» Request: Produce a word-for-word copy of the listing below without its pictures.

» Dataset excerpt:
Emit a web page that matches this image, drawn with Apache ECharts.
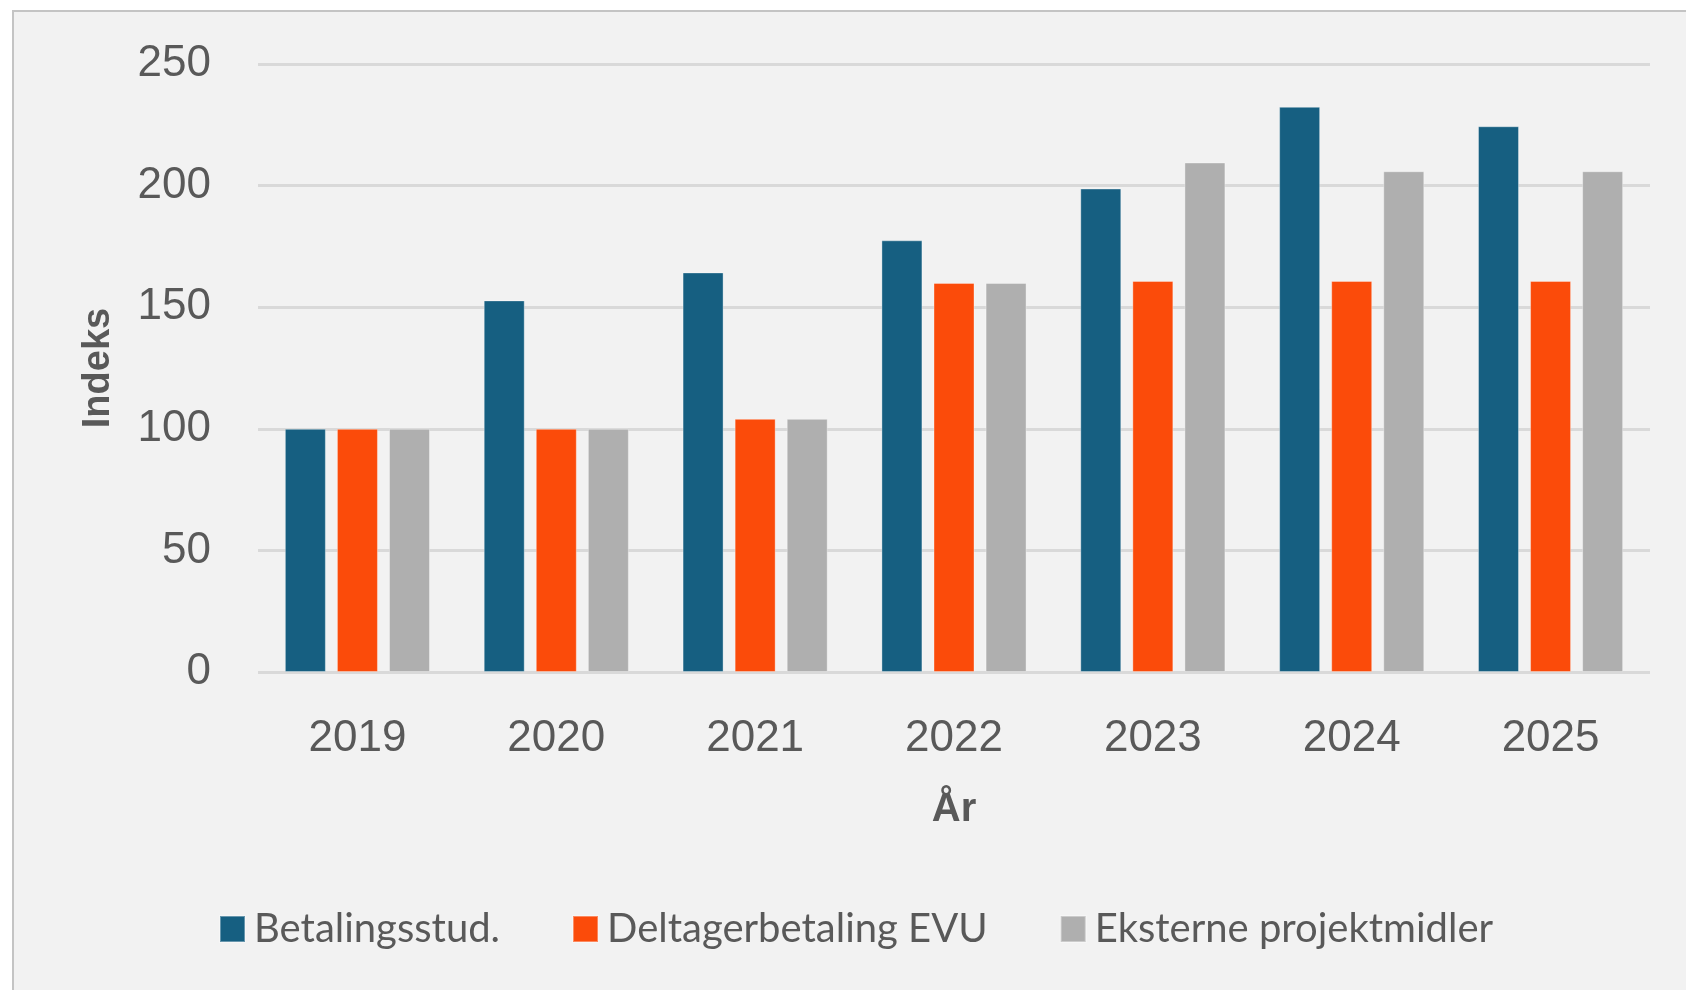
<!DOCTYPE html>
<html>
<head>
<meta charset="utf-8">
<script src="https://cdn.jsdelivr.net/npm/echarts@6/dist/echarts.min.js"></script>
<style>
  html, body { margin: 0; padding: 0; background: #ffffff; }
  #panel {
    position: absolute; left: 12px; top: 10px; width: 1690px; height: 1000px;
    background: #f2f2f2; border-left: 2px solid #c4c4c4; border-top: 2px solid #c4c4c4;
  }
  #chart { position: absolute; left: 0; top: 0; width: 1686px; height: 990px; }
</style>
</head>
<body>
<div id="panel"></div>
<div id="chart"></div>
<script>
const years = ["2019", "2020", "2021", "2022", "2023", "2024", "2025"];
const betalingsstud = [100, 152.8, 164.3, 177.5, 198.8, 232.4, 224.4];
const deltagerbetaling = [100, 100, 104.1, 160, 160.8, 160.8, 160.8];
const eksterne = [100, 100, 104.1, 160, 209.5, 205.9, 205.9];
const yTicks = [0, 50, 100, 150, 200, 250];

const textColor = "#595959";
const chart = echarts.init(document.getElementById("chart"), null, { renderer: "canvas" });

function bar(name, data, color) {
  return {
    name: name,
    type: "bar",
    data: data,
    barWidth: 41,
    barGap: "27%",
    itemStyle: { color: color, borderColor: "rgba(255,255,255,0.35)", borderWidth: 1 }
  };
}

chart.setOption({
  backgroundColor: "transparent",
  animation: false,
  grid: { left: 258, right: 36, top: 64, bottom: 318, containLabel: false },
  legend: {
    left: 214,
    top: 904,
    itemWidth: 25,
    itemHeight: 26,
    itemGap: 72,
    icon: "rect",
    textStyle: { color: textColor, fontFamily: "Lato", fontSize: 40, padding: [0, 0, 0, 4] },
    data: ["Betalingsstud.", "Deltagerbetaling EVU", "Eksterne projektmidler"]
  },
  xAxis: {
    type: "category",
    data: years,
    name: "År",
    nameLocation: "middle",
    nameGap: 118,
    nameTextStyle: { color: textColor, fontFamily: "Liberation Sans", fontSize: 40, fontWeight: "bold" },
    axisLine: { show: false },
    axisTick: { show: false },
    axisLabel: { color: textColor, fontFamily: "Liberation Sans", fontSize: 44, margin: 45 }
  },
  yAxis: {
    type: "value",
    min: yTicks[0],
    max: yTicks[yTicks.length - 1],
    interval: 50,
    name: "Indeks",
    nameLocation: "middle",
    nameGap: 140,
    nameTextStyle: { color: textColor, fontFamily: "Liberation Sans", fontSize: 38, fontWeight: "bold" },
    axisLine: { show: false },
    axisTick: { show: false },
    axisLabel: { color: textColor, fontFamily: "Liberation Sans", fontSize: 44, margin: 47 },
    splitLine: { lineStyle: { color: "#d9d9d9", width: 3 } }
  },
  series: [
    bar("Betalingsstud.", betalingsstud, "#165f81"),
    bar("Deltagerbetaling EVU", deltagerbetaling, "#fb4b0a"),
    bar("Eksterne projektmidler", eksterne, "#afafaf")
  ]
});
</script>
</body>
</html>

» The response:
Emit a web page that matches this image, drawn with Apache ECharts.
<!DOCTYPE html>
<html>
<head>
<meta charset="utf-8">
<script src="https://cdn.jsdelivr.net/npm/echarts@6/dist/echarts.min.js"></script>
<style>
  html, body { margin: 0; padding: 0; background: #ffffff; }
  #panel {
    position: absolute; left: 12px; top: 10px; width: 1690px; height: 1000px;
    background: #f2f2f2; border-left: 2px solid #c4c4c4; border-top: 2px solid #c4c4c4;
  }
  #chart { position: absolute; left: 0; top: 0; width: 1686px; height: 990px; }
</style>
</head>
<body>
<div id="panel"></div>
<div id="chart"></div>
<script>
const years = ["2019", "2020", "2021", "2022", "2023", "2024", "2025"];
const betalingsstud = [100, 152.8, 164.3, 177.5, 198.8, 232.4, 224.4];
const deltagerbetaling = [100, 100, 104.1, 160, 160.8, 160.8, 160.8];
const eksterne = [100, 100, 104.1, 160, 209.5, 205.9, 205.9];
const yTicks = [0, 50, 100, 150, 200, 250];

const textColor = "#595959";
const chart = echarts.init(document.getElementById("chart"), null, { renderer: "canvas" });

function bar(name, data, color) {
  return {
    name: name,
    type: "bar",
    data: data,
    barWidth: 41,
    barGap: "27%",
    itemStyle: { color: color, borderColor: "rgba(255,255,255,0.35)", borderWidth: 1 }
  };
}

chart.setOption({
  backgroundColor: "transparent",
  animation: false,
  grid: { left: 258, right: 36, top: 64, bottom: 318, containLabel: false },
  legend: {
    left: 214,
    top: 904,
    itemWidth: 25,
    itemHeight: 26,
    itemGap: 72,
    icon: "rect",
    textStyle: { color: textColor, fontFamily: "Lato", fontSize: 40, padding: [0, 0, 0, 4] },
    data: ["Betalingsstud.", "Deltagerbetaling EVU", "Eksterne projektmidler"]
  },
  xAxis: {
    type: "category",
    data: years,
    name: "År",
    nameLocation: "middle",
    nameGap: 118,
    nameTextStyle: { color: textColor, fontFamily: "Liberation Sans", fontSize: 40, fontWeight: "bold" },
    axisLine: { show: false },
    axisTick: { show: false },
    axisLabel: { color: textColor, fontFamily: "Liberation Sans", fontSize: 44, margin: 45 }
  },
  yAxis: {
    type: "value",
    min: yTicks[0],
    max: yTicks[yTicks.length - 1],
    interval: 50,
    name: "Indeks",
    nameLocation: "middle",
    nameGap: 140,
    nameTextStyle: { color: textColor, fontFamily: "Liberation Sans", fontSize: 38, fontWeight: "bold" },
    axisLine: { show: false },
    axisTick: { show: false },
    axisLabel: { color: textColor, fontFamily: "Liberation Sans", fontSize: 44, margin: 47 },
    splitLine: { lineStyle: { color: "#d9d9d9", width: 3 } }
  },
  series: [
    bar("Betalingsstud.", betalingsstud, "#165f81"),
    bar("Deltagerbetaling EVU", deltagerbetaling, "#fb4b0a"),
    bar("Eksterne projektmidler", eksterne, "#afafaf")
  ]
});
</script>
</body>
</html>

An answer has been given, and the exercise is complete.